— Begin Data section —
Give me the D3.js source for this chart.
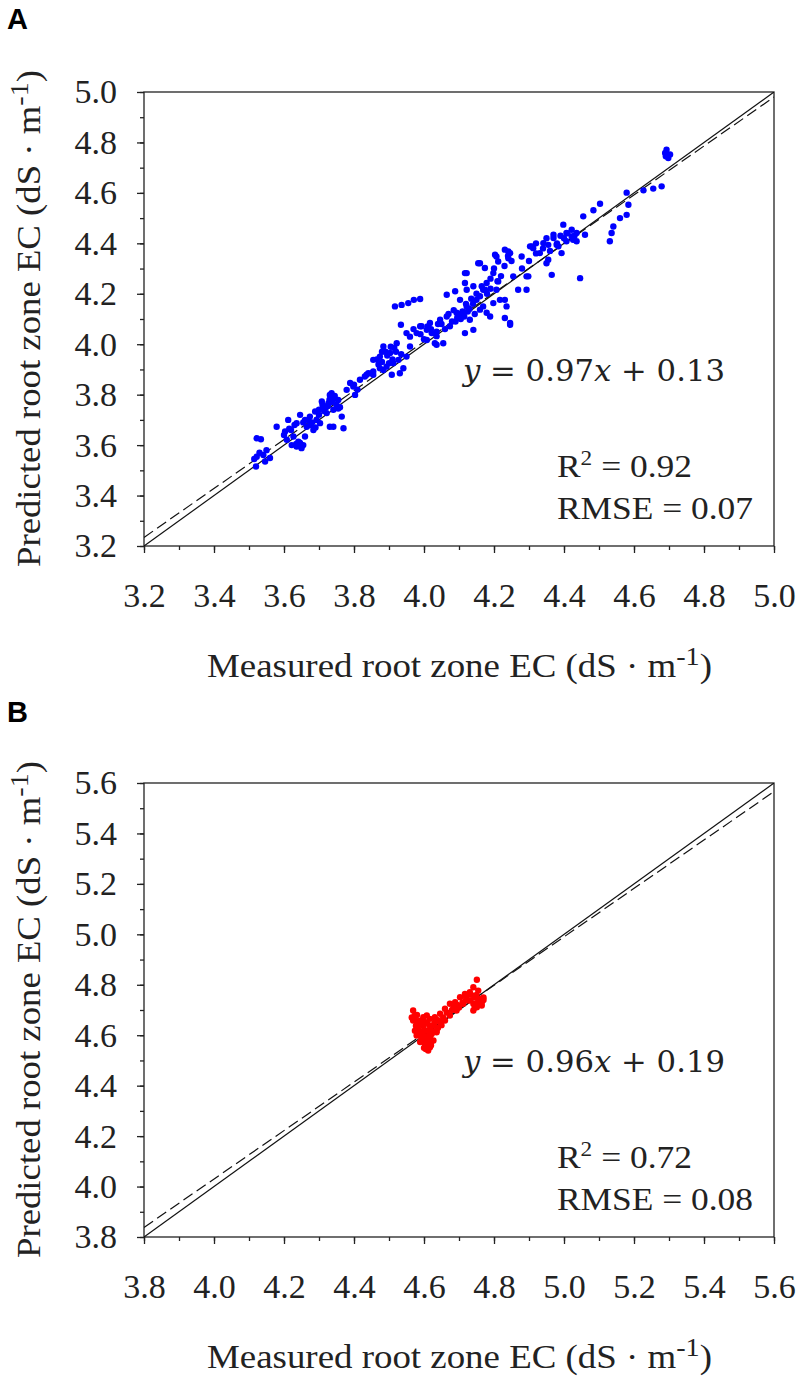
<!DOCTYPE html>
<html>
<head>
<meta charset="utf-8">
<script src="https://cdn.jsdelivr.net/npm/d3@7"></script>
<style>
  body { margin: 0; background: #fff; }
  svg { display: block; }
</style>
</head>
<body>
<svg id="chart" width="800" height="1382"></svg>
<script>
// panel A: measured vs predicted root zone EC (blue)
var measuredA = [
  3.522,3.534,3.522,3.541,3.546,3.520,3.560,3.530,3.550,3.515,
  3.579,3.603,3.608,3.612,3.636,3.641,3.650,3.646,3.665,3.674,
  3.689,3.693,3.712,3.708,3.727,3.736,3.722,3.741,3.731,3.765,
  3.770,3.755,3.779,3.789,3.803,3.817,3.831,3.841,3.627,3.660,
  3.684,3.703,3.622,3.646,3.636,3.650,3.640,3.645,3.655,3.635,
  3.741,3.731,3.798,3.836,3.855,3.620,3.680,3.700,3.720,3.750,
  3.760,3.740,3.660,3.690,3.800,3.810,
  3.700,3.710,3.730,3.745,3.725,3.715,3.755,3.735,
  3.600,3.615,3.630,3.655,3.670,3.675,
  3.855,3.884,3.903,3.912,3.893,3.874,3.922,3.851,3.931,3.908,
  3.950,3.960,3.874,3.927,3.884,3.855,3.941,3.890,3.915,3.935,3.870,
  3.880,3.895,3.905,3.920,3.910,3.900,3.865,3.880,
  3.917,3.936,3.955,3.971,3.989,3.934,
  3.979,3.993,3.950,4.008,4.022,4.036,4.031,3.989,4.008,4.017,
  4.036,4.046,4.065,4.074,4.093,4.103,4.122,4.131,4.141,4.117,
  4.055,4.036,4.065,4.089,4.117,4.122,4.141,4.150,4.160,4.169,
  4.179,4.155,4.174,4.198,4.203,4.212,4.231,4.246,4.241,4.207,
  4.198,4.217,4.236,4.179,4.189,4.231,4.246,4.169,4.255,4.269,
  4.293,4.279,4.298,4.303,4.312,4.331,4.341,4.355,4.365,4.370,
  4.379,4.100,4.110,4.105,4.115,4.095,4.080,4.130,4.140,4.160,
  4.180,4.190,4.210,4.060,4.050,4.000,
  3.960,3.970,3.990,4.010,4.020,4.040,
  4.070,4.085,4.090,4.120,4.125,4.135,4.150,4.165,4.145,
  4.190,4.200,4.220,4.230,4.240,4.250,
  4.280,4.300,4.320,4.350,4.360,4.390,4.410,4.430,
  4.689,4.693,4.698,4.703,4.691,4.679,4.655,4.627,4.579,4.584,
  4.579,4.560,4.541,4.536,4.531,4.503,4.484,4.455,4.446,4.460,
  4.398,4.422,4.436,4.370,4.407,4.384,4.393,4.355,4.350,4.308,
  4.293,4.241,4.207,4.160,4.117,4.122,4.174,4.212,4.231,4.246,
  4.407,4.422,4.436,4.426,4.400,4.380,4.320,4.340
];
var predictedA = [
  3.627,3.623,3.554,3.561,3.535,3.515,3.549,3.570,3.580,3.545,
  3.673,3.654,3.621,3.700,3.687,3.614,3.594,3.720,3.673,3.713,
  3.733,3.700,3.746,3.773,3.766,3.806,3.727,3.740,3.673,3.713,
  3.667,3.779,3.819,3.846,3.799,3.859,3.872,3.885,3.634,3.634,
  3.660,3.687,3.600,3.607,3.594,3.588,3.600,3.610,3.600,3.605,
  3.673,3.799,3.832,3.879,3.892,3.660,3.690,3.720,3.750,3.760,
  3.750,3.780,3.700,3.670,3.840,3.820,
  3.740,3.760,3.780,3.795,3.755,3.735,3.745,3.770,
  3.640,3.665,3.680,3.690,3.700,3.680,
  3.938,3.991,3.965,3.925,3.911,3.905,4.004,3.885,3.885,3.879,
  3.951,3.991,3.951,3.938,3.898,3.879,3.905,3.970,3.985,3.960,3.920,
  3.930,3.955,3.990,3.970,3.940,3.925,3.940,3.970,
  4.150,4.156,4.163,4.176,4.179,4.077,
  4.044,4.071,4.044,4.017,4.044,4.050,4.004,4.071,4.057,4.084,
  4.032,4.097,4.110,4.071,4.125,4.176,4.150,4.097,4.057,4.044,
  4.004,3.998,4.196,4.210,4.243,4.282,4.230,4.176,4.137,4.216,
  4.243,4.321,4.302,4.282,4.355,4.328,4.375,4.361,4.341,4.216,
  4.163,4.176,4.150,4.125,4.110,4.104,4.077,4.150,4.269,4.216,
  4.216,4.348,4.269,4.388,4.381,4.361,4.401,4.335,4.275,4.421,
  4.394,4.120,4.130,4.100,4.110,4.105,4.090,4.140,4.160,4.190,
  4.200,4.220,4.250,4.060,4.080,4.020,
  4.030,4.060,4.040,4.070,4.060,4.080,
  4.120,4.135,4.090,4.160,4.130,4.180,4.200,4.230,4.120,
  4.260,4.300,4.270,4.310,4.350,4.330,
  4.300,4.330,4.400,4.420,4.370,4.430,4.440,4.430,
  4.758,4.771,4.738,4.752,4.745,4.626,4.617,4.610,4.601,4.553,
  4.513,4.500,4.467,4.441,4.408,4.557,4.531,4.507,4.262,4.434,
  4.474,4.427,4.408,4.434,4.408,4.388,4.361,4.394,4.321,4.388,
  4.269,4.368,4.348,4.321,4.282,4.216,4.216,4.249,4.176,4.084,
  4.441,4.454,4.441,4.414,4.420,4.400,4.360,4.380
];

// panel B: measured vs predicted root zone EC (red)
var measuredB = [
  4.751,4.741,4.755,4.731,4.760,4.746,4.765,4.741,4.717,4.703,
  4.689,4.674,4.660,4.646,4.631,4.617,4.608,4.598,4.627,4.646,
  4.660,4.674,4.693,4.712,4.726,4.608,4.622,4.593,4.636,4.617,
  4.569,4.574,4.569,4.577,4.574,4.579,4.589,4.598,4.608,4.565,
  4.593,4.603,4.617,4.612,4.598,4.627,4.636,4.589,4.608,4.731,
  4.751,4.741,4.770,4.765,4.770,4.585,4.600,4.620,4.640,4.650,
  4.680,4.700,4.720,4.755,4.580,4.600,
  4.575,4.580,4.585,4.590,4.595,4.605,4.610,4.615,4.620,4.630,
  4.640,4.655,4.665,4.685,4.695,4.710,4.720,4.735,4.745,4.750,
  4.760,4.755,4.745,4.605,4.620,4.600,4.615
];
var predictedB = [
  4.820,4.790,4.777,4.771,4.744,4.725,4.718,4.698,4.764,4.751,
  4.731,4.725,4.705,4.685,4.671,4.665,4.651,4.638,4.638,4.651,
  4.658,4.678,4.698,4.725,4.738,4.618,4.605,4.605,4.612,4.589,
  4.698,4.678,4.658,4.638,4.618,4.599,4.658,4.671,4.678,4.670,
  4.585,4.565,4.552,4.539,4.599,4.579,4.618,4.573,4.592,4.738,
  4.711,4.725,4.740,4.730,4.750,4.620,4.550,4.570,4.630,4.640,
  4.700,4.710,4.740,4.735,4.640,4.620,
  4.660,4.680,4.640,4.600,4.580,4.575,4.560,4.600,4.620,4.650,
  4.660,4.670,4.690,4.710,4.720,4.730,4.755,4.760,4.750,4.760,
  4.735,4.720,4.710,4.545,4.560,4.655,4.640
];

var domainA = [3.2, 5.0];
var domainB = [3.8, 5.6];
var ticksA = [3.2, 3.4, 3.6, 3.8, 4.0, 4.2, 4.4, 4.6, 4.8, 5.0];
var ticksB = [3.8, 4.0, 4.2, 4.4, 4.6, 4.8, 5.0, 5.2, 5.4, 5.6];
var fitA = [0.97, 0.13];   // slope, intercept
var fitB = [0.96, 0.19];
var statsA = ["0.92", "0.07"];  // R2, RMSE
var statsB = ["0.72", "0.08"];

var serif = "'Liberation Serif', 'Times New Roman', serif";
var svg = d3.select("#chart");
var plotLeft = 144, plotRight = 774, plotHeight = 454;
var fmt = d3.format(".1f");

function unitTitle(g, text, size) {
  g.append("tspan").text(text + " (dS \u00b7 m");
  g.append("tspan").attr("font-size", 26).attr("dy", -12).text("-1");
  g.append("tspan").attr("dy", 12).text(")");
}

function drawPanel(p) {
  var top = p.top, bottom = p.top + plotHeight;
  var g = svg.append("g");
  var x = d3.scaleLinear().domain(p.domain).range([plotLeft, plotRight]);
  var y = d3.scaleLinear().domain(p.domain).range([bottom, top]);

  var clipId = "clip" + p.label;
  g.append("clipPath").attr("id", clipId)
    .append("rect").attr("x", plotLeft).attr("y", top)
    .attr("width", plotRight - plotLeft).attr("height", plotHeight);

  var minor = d3.range(p.domain[0], p.domain[1] + 0.001, 0.1).map(function(v){ return +v.toFixed(1); });

  // minor ticks
  g.append("g").attr("transform", "translate(0," + bottom + ")")
    .call(d3.axisBottom(x).tickValues(minor).tickSize(4).tickFormat(""))
    .call(function(a){ a.select(".domain").remove(); });
  g.append("g").attr("transform", "translate(" + plotLeft + ",0)")
    .call(d3.axisLeft(y).tickValues(minor).tickSize(4).tickFormat(""))
    .call(function(a){ a.select(".domain").remove(); });

  // major ticks and labels
  var xAxis = g.append("g").attr("transform", "translate(0," + bottom + ")")
    .call(d3.axisBottom(x).tickValues(p.ticks).tickSize(7).tickPadding(30).tickFormat(fmt));
  var yAxis = g.append("g").attr("transform", "translate(" + plotLeft + ",0)")
    .call(d3.axisLeft(y).tickValues(p.ticks).tickSize(7).tickPadding(20).tickFormat(fmt));
  [xAxis, yAxis].forEach(function(a){
    a.select(".domain").remove();
    a.selectAll("text").attr("font-family", serif).attr("font-size", 34).attr("fill", "#222");
  });
  g.selectAll(".tick line").attr("stroke", "#222").attr("stroke-width", 1.3);

  // frame
  g.append("rect").attr("x", plotLeft).attr("y", top)
    .attr("width", plotRight - plotLeft).attr("height", plotHeight)
    .attr("fill", "none").attr("stroke", "#222").attr("stroke-width", 1.3);

  // 1:1 line and fitted line
  var lines = g.append("g").attr("clip-path", "url(#" + clipId + ")");
  var line = d3.line().x(function(d){ return x(d[0]); }).y(function(d){ return y(d[1]); });
  lines.append("path")
    .attr("d", line([[p.domain[0], p.domain[0]], [p.domain[1], p.domain[1]]]))
    .attr("stroke", "#111").attr("stroke-width", 1.2).attr("fill", "none");
  lines.append("path")
    .attr("d", line(p.domain.map(function(v){ return [v, p.fit[0] * v + p.fit[1]]; })))
    .attr("stroke", "#111").attr("stroke-width", 1.2).attr("fill", "none")
    .attr("stroke-dasharray", "11,5");

  // points
  g.append("g").selectAll("circle")
    .data(p.xs.map(function(v, i){ return [v, p.ys[i]]; }))
    .enter().append("circle")
    .attr("cx", function(d){ return x(d[0]); })
    .attr("cy", function(d){ return y(d[1]); })
    .attr("r", 3.2)
    .attr("fill", p.color);

  // equation and stats
  var eq = g.append("text").attr("x", 463).attr("y", top + 289)
    .attr("textLength", 262).attr("lengthAdjust", "spacingAndGlyphs")
    .attr("font-family", "'DejaVu Serif', serif").attr("font-size", 30).attr("fill", "#222");
  eq.append("tspan").attr("font-style", "italic").text("y");
  eq.append("tspan").text(" = " + p.fit[0].toFixed(2));
  eq.append("tspan").attr("font-style", "italic").text("x");
  eq.append("tspan").text(" + " + p.fit[1].toFixed(2));

  var r2 = g.append("text").attr("x", 557).attr("y", top + 385)
    .attr("textLength", 135).attr("lengthAdjust", "spacingAndGlyphs")
    .attr("font-family", serif).attr("font-size", 32).attr("fill", "#222");
  r2.append("tspan").text("R");
  r2.append("tspan").attr("font-size", 21).attr("dy", -12).text("2");
  r2.append("tspan").attr("dy", 12).text(" = " + p.stats[0]);
  g.append("text").attr("x", 557).attr("y", top + 427)
    .attr("textLength", 196).attr("lengthAdjust", "spacingAndGlyphs")
    .attr("font-family", serif).attr("font-size", 32).attr("fill", "#222")
    .text("RMSE = " + p.stats[1]);

  // axis titles
  var xt = g.append("text").attr("x", 207).attr("y", bottom + 131)
    .attr("textLength", 505).attr("lengthAdjust", "spacingAndGlyphs")
    .attr("font-family", serif).attr("font-size", 34).attr("fill", "#222");
  unitTitle(xt, "Measured root zone EC");

  var yt = g.append("text")
    .attr("transform", "translate(40," + (top + plotHeight / 2 + 248) + ") rotate(-90)")
    .attr("textLength", 497).attr("lengthAdjust", "spacingAndGlyphs")
    .attr("font-family", serif).attr("font-size", 34).attr("fill", "#222");
  unitTitle(yt, "Predicted root zone EC");

  // panel letter
  g.append("text").attr("x", 7).attr("y", p.letterY)
    .attr("font-family", "'Liberation Sans', Arial, sans-serif")
    .attr("font-weight", "bold").attr("font-size", 29).attr("fill", "#000")
    .text(p.label);
}

drawPanel({ label: "A", top: 92, letterY: 29, domain: domainA, ticks: ticksA,
  xs: measuredA, ys: predictedA, color: "#0000ff", fit: fitA, stats: statsA });
drawPanel({ label: "B", top: 783, letterY: 722, domain: domainB, ticks: ticksB,
  xs: measuredB, ys: predictedB, color: "#ff0000", fit: fitB, stats: statsB });
</script>
</body>
</html>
— End Data section —
Return every line containing "chart".

**In response**
Give me the D3.js source for this chart.
<svg id="chart" width="800" height="1382"></svg>
var svg = d3.select("#chart");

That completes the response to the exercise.